_EXERCISE AIM_
Pictures must not be retyped. Return exactly the lines from the one with "Reproduce this chart" through the one with "Chart.register(...registerables);", both included, and no others.

_INPUT DATA_
• • • • •

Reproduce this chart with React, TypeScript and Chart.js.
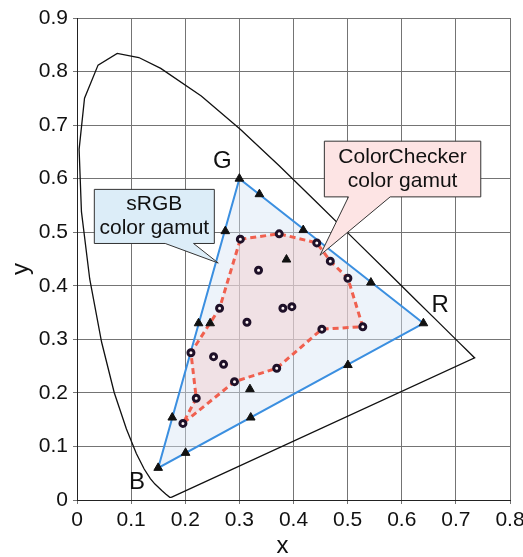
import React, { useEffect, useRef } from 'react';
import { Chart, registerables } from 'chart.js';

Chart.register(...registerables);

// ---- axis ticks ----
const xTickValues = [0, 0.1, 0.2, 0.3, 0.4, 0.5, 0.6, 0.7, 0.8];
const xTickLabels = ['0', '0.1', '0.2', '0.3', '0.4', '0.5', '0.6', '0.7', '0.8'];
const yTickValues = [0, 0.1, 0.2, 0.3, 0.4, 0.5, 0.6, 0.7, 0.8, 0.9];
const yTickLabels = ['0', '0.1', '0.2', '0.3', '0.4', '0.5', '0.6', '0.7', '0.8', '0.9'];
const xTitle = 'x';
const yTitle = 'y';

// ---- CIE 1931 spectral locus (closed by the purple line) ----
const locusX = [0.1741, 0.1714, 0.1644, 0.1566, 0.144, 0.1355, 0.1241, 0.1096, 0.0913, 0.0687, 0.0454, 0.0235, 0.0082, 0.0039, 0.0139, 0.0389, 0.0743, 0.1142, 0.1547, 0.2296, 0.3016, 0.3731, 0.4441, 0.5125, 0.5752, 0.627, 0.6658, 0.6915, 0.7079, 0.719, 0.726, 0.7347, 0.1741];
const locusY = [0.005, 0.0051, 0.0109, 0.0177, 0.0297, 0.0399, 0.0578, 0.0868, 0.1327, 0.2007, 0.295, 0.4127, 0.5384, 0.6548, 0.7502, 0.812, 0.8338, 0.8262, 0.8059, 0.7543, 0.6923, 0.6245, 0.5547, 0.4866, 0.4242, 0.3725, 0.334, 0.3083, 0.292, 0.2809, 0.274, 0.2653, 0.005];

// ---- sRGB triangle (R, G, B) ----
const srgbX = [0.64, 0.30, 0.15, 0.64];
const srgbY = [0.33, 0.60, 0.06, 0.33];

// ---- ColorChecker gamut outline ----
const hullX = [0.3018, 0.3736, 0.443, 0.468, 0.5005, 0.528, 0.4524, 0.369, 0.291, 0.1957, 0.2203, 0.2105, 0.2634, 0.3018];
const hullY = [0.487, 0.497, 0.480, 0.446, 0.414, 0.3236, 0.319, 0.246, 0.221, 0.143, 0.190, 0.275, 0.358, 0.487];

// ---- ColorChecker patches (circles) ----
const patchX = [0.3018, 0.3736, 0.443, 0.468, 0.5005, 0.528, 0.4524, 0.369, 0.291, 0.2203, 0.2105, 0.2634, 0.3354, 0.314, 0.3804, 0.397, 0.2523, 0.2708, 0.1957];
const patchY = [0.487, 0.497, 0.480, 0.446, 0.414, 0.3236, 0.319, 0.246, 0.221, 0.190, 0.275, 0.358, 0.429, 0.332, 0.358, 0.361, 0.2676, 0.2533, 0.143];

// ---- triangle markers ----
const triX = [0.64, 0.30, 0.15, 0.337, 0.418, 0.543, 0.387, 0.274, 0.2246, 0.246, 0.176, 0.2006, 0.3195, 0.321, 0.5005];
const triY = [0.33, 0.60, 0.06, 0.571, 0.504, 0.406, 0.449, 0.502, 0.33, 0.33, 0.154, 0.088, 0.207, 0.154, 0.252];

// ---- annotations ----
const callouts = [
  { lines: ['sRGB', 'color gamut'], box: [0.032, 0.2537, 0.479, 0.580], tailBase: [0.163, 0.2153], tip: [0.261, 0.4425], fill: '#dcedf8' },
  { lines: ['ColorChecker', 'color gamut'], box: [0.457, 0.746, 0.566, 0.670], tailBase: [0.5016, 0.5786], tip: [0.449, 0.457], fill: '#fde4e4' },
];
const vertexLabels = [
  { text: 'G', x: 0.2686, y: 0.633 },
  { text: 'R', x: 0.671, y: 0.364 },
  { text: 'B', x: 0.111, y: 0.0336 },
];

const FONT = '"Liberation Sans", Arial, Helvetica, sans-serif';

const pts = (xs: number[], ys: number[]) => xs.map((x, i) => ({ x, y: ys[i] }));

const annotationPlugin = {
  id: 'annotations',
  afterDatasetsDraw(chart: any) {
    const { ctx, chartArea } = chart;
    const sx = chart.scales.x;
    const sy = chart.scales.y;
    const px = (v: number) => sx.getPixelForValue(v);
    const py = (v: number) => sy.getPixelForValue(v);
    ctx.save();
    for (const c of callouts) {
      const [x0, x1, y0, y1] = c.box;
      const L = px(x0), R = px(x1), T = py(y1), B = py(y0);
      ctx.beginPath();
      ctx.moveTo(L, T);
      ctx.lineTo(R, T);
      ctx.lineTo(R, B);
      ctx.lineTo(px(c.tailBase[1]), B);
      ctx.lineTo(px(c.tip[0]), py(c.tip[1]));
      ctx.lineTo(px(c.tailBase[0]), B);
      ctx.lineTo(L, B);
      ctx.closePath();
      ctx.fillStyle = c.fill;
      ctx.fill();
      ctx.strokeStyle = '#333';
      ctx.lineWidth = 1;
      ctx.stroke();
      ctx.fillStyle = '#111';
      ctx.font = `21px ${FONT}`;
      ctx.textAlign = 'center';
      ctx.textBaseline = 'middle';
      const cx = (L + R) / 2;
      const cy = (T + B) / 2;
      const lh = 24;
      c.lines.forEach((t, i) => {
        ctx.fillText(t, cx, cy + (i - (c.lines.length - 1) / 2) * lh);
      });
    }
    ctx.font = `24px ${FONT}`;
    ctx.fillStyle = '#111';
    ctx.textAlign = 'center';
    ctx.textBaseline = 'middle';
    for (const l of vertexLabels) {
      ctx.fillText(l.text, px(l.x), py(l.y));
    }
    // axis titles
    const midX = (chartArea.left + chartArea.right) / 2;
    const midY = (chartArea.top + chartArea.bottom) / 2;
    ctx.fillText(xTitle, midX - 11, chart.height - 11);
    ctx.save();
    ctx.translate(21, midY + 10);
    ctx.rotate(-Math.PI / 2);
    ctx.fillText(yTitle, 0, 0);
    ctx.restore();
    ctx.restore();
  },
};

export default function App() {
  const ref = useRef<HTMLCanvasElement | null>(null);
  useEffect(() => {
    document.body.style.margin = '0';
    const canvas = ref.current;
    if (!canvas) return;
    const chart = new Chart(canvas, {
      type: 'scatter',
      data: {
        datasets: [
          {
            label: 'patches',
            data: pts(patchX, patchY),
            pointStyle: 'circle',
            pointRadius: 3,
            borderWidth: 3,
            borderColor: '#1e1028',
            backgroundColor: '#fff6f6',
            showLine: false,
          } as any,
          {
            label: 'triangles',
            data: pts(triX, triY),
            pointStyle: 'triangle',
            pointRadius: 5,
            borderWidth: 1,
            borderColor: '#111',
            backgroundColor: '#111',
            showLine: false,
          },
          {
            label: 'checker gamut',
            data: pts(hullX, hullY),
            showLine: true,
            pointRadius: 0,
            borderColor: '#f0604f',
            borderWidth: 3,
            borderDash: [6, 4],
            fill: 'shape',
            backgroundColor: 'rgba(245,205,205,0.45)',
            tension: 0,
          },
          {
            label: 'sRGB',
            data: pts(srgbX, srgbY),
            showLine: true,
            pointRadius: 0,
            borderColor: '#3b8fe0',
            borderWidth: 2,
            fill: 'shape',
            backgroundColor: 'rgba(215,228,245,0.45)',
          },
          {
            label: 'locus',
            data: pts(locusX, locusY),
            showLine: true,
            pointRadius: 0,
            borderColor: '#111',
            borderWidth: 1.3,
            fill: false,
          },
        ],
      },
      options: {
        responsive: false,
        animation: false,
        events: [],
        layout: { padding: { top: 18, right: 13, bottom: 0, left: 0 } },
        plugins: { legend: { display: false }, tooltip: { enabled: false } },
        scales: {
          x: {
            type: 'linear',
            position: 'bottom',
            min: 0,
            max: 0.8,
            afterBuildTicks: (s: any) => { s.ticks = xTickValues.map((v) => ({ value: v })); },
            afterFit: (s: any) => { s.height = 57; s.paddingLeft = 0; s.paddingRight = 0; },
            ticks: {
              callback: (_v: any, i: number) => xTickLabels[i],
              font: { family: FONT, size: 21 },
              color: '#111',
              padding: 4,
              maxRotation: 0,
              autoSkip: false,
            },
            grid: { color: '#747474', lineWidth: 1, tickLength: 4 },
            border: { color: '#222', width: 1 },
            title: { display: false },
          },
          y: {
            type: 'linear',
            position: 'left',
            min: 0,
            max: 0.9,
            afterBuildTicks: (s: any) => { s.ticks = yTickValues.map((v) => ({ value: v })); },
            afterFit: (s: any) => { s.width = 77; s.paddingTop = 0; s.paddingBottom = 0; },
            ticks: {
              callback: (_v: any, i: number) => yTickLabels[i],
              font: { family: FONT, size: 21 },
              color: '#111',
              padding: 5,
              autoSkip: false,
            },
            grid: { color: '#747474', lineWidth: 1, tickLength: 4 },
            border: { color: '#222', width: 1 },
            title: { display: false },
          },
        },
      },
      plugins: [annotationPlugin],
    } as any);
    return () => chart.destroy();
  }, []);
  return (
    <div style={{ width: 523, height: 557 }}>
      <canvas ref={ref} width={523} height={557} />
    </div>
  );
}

• • • • •

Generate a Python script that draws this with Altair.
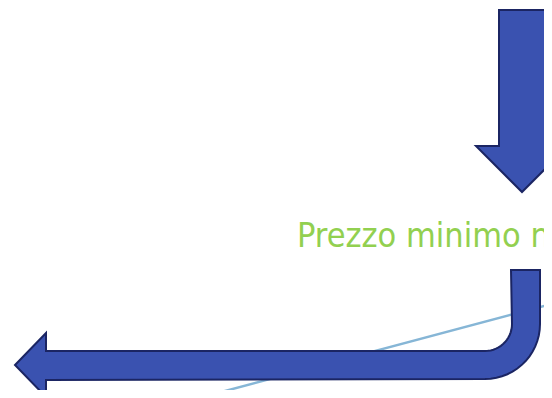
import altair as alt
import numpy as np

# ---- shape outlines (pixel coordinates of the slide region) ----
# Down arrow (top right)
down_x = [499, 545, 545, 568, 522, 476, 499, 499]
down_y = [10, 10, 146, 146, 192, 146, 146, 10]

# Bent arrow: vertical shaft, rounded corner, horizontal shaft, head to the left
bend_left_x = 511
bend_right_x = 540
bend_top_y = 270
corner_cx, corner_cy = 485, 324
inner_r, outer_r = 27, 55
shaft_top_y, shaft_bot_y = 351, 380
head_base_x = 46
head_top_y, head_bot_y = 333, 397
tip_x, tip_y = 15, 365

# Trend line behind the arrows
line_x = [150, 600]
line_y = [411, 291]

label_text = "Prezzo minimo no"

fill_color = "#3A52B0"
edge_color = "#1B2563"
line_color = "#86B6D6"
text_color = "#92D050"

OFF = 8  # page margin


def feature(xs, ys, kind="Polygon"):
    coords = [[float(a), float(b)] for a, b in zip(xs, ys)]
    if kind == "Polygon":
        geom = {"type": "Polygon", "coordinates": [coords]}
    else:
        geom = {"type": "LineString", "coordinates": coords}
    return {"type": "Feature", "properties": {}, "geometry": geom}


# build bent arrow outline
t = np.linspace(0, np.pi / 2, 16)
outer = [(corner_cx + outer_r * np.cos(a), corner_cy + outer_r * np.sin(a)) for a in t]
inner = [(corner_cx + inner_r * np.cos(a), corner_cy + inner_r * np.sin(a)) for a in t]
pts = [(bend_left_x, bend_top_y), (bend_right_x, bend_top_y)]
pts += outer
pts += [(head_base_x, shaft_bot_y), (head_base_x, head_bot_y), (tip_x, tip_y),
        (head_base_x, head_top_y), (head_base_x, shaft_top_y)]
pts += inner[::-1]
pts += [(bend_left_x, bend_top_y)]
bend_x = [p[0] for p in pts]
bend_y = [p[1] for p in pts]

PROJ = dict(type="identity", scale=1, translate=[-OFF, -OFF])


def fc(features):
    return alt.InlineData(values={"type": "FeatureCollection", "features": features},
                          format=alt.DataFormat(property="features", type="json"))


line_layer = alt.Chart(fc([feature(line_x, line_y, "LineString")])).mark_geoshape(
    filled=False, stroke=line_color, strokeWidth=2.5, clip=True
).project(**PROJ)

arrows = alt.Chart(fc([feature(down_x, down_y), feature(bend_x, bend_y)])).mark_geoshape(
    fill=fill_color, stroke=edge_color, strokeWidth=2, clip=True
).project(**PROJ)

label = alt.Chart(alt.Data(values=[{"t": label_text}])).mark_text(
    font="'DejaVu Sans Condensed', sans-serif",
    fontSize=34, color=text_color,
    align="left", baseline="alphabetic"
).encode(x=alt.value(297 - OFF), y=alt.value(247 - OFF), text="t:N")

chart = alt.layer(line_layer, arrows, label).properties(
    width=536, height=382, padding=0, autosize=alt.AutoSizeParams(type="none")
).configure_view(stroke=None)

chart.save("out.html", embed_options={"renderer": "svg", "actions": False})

• • • • •

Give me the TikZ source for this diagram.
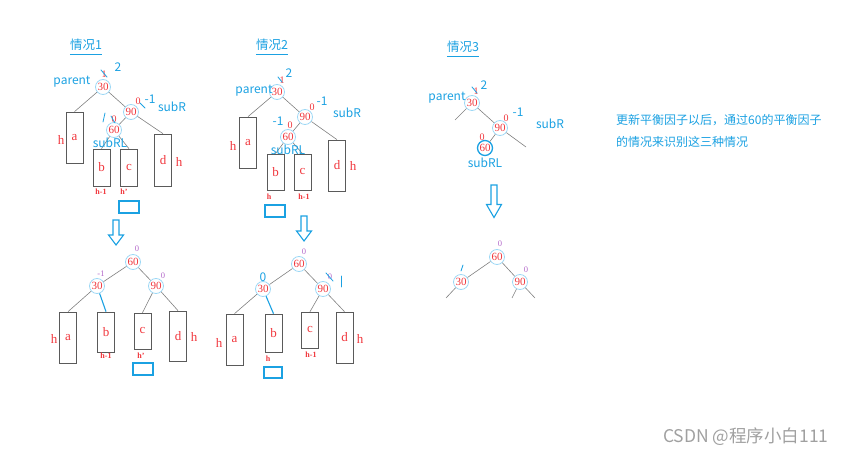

• • • • •

_TASK OUTPUT_
Reproduce this chart with React, TypeScript and Chart.js.
import React, { useEffect, useRef } from 'react';
import { Chart, registerables } from 'chart.js';

Chart.register(...registerables);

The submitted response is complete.